Another Life: Like Sunday morning in Temple Bar – ‘marine vomit’ and other visitors
Some creatures of the seabed are so unattractive they might almost have been designed to offend the human aesthetic
Chinese mitten crab: slightly more presentable than Didemnum vexillum. Illustration: Michael Viney
The creatures of the seabed are not always attractive to the human eye, though many so-called worms can resemble the loveliest of flowers. Some organisms, indeed, might almost have been designed to offend the human aesthetic.
One of these has to be the tunicate Didemnum vexillum , a carpeting sea squirt quoted commonly in Wikipedia as “marine vomit” and elsewhere as “dripping candle wax”. If I show, instead, the slightly more presentable Chinese mitten crab this does have passing relevance and avoids evoking a doorstep on Sunday morning in Temple Bar.
Such distaste is added to the remarkable alarm that this particular species of sea squirt has aroused from Japan and New Zealand to the US and Europe – and now including Ireland. It clings excessively to rocks, hangs massively from piers, pontoons and hulls, and smothers life on the seabed. Like the global numbers of jellyfish, it is seemingly out of control.
Within its glutinous colonies each squirt is a little barrel with a tunic of cellulose and an inside lined with mucus. The barrel has two siphons on top, one to suck in particles of plankton and the other, after filtering for food, to squirt out the waste.
Bizarrely (and excitingly to biologists) the short-lived larvae of the creatures are shaped like tadpoles, with gills, trunk and tail, and a backbone that adds them to the same evolutionary tree as people.
The spread of Didemnum vexillum , perhaps originally from Japanese waters, came from fragments dislodged from the hulls of ships and yachts or from larvae pumped out in ballast water. The species took time to pin down by name, but, apparently remote from its native predators, it has had dramatic impacts.
In the prime New England fishing ground of Georges Bank, for example, it has smothered more than 230sq km of seabed up to 60m deep, competing seriously for plankton food.
Its first recognised appearance in Ireland, in 2005, was as a distinctive and pendulous orangey beard on the hull of a yacht lifted for cleaning at Malahide marina, in north Co Dublin. Other enormous growths festooned the undersides of pontoons and mooring chains and smothered colonies of mussels.
A rapid survey was commissioned from Dr Dan Minchin, a veteran of the fight against the alien freshwater zebra mussel and otherwise expert on alien aquatic species. At other marinas, jetties and fish farms he found four new alien tunicates, among them Didemnum on hulls and pontoons in Carlingford Lough. It has also turned up on the west coast, trailing from oyster bags in Galway Bay and Clew Bay.
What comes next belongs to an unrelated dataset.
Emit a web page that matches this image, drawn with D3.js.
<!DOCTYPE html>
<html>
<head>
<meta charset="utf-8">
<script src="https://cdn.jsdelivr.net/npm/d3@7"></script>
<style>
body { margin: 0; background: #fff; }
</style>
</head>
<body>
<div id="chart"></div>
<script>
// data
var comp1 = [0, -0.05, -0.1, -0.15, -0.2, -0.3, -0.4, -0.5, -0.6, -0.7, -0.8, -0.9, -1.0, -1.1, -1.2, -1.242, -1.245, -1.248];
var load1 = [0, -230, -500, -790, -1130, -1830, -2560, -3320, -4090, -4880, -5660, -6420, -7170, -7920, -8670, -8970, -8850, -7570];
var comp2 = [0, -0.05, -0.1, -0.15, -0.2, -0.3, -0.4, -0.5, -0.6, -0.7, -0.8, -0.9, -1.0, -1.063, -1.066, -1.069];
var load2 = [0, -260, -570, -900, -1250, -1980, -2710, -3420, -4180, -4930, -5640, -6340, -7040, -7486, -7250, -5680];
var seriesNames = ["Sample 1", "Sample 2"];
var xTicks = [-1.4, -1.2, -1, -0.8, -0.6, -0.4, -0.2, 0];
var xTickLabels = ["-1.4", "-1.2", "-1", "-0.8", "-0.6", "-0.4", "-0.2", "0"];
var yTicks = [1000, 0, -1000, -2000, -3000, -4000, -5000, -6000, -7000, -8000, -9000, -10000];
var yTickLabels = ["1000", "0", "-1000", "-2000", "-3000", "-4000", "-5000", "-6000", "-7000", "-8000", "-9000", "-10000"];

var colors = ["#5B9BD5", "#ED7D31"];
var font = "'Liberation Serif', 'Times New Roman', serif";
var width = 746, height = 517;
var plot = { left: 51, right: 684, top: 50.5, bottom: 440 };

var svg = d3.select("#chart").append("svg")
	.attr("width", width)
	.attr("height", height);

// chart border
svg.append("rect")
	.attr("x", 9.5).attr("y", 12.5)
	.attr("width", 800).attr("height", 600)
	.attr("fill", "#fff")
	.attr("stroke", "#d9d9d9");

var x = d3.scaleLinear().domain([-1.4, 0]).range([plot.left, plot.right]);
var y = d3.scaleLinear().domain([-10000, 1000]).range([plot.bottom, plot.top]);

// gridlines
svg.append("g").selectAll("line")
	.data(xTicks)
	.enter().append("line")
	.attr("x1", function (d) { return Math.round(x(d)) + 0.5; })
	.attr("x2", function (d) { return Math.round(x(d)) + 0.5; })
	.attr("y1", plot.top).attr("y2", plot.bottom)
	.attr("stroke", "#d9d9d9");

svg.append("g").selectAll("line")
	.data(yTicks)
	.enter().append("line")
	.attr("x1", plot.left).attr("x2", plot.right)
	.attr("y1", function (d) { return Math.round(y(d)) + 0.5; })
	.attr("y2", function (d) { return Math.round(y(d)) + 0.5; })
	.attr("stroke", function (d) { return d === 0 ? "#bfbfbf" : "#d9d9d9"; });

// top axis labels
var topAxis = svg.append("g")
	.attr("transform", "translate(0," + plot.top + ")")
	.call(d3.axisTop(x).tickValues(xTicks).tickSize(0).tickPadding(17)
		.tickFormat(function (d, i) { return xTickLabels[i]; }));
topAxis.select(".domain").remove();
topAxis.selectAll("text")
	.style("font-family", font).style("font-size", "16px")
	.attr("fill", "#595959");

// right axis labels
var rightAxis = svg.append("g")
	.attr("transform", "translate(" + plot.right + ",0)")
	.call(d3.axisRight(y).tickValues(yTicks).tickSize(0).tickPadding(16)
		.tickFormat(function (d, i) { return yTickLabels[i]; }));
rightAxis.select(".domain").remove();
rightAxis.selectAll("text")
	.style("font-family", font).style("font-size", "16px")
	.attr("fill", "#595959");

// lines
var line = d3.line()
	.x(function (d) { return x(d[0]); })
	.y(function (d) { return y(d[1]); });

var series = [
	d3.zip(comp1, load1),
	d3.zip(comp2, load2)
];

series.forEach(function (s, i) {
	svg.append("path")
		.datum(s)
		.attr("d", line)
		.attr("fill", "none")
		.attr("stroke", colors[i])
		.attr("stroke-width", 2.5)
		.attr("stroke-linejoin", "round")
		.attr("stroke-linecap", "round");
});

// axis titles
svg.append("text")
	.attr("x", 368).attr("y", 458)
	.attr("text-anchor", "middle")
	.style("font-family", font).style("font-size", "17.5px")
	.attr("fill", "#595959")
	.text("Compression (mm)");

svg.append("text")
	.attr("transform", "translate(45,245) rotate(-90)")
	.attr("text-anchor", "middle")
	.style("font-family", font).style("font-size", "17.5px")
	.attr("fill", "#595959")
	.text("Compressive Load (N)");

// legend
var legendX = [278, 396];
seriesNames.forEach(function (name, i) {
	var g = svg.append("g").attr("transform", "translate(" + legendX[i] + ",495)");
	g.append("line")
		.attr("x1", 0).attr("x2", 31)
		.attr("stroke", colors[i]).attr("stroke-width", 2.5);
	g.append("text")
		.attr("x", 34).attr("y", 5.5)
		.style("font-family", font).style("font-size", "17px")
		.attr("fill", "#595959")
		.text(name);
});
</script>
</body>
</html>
For the newest survey, just published (iti.ms/1op7Jmm), Minchin joined a Belfast marine biologist, Dr Julia Nunn. They examined 11 Northern Ireland marinas with a target list of more than 50 alien species, Didemnum high among them.
In Strangford Lough, where the pontoons of the Ballydorn marina are clustered at an old, red-painted lightship, beards of the sea squirt hung from its hull as profusely as at Malahide. On the floor of the lough it is beginning to grow over beds of native mussels.
Scraping or hosing it off, wrapping it in plastic sheeting, hoisting bags around it to douse it with a toxic chemical, stretching filter fabric over it: all have been tried internationally, but none yet with total success. Holyhead marina, in north Wales, spent €240,000 on a first round of treatment, and has sought a lot more than that for a second assault.
Meanwhile, the Northern Ireland survey has gathered a netful of new or expanding alien aquatic species, adding to well over 100 already on record.
Among them was Ireland’s first fronds of wakame, Undaria pinnatifida , the sweet Japanese seaweed beloved of gourmet chefs. Like Didemnum , the report concludes, wakame can be expected to spread – if not, it must be hoped, on the scale of the Japanese wireweed Sargassum muticum , which now extends to every Irish coast.
Where does that leave another recent alien, the hairy-clawed Chinese mitten crab, Eriocheir sinensis , first reeled in by an angler fishing for codling on the Suir estuary of Co Waterford in January 2006?
It arrived, perhaps, with a vessel docking at Waterford container port, and others have been found since in lower reaches of the river.
Between rapid population explosions, the mitten crab can take time to spread – after almost a century in Britain it inhabits the River Thames and its tributaries and other rivers as far north as Yorkshire.
Even on its present showing in the Suir it is considered “established”, and Minchin has warned of its potential islandwide spread, burrowing destructively into riverbanks and attacking native species.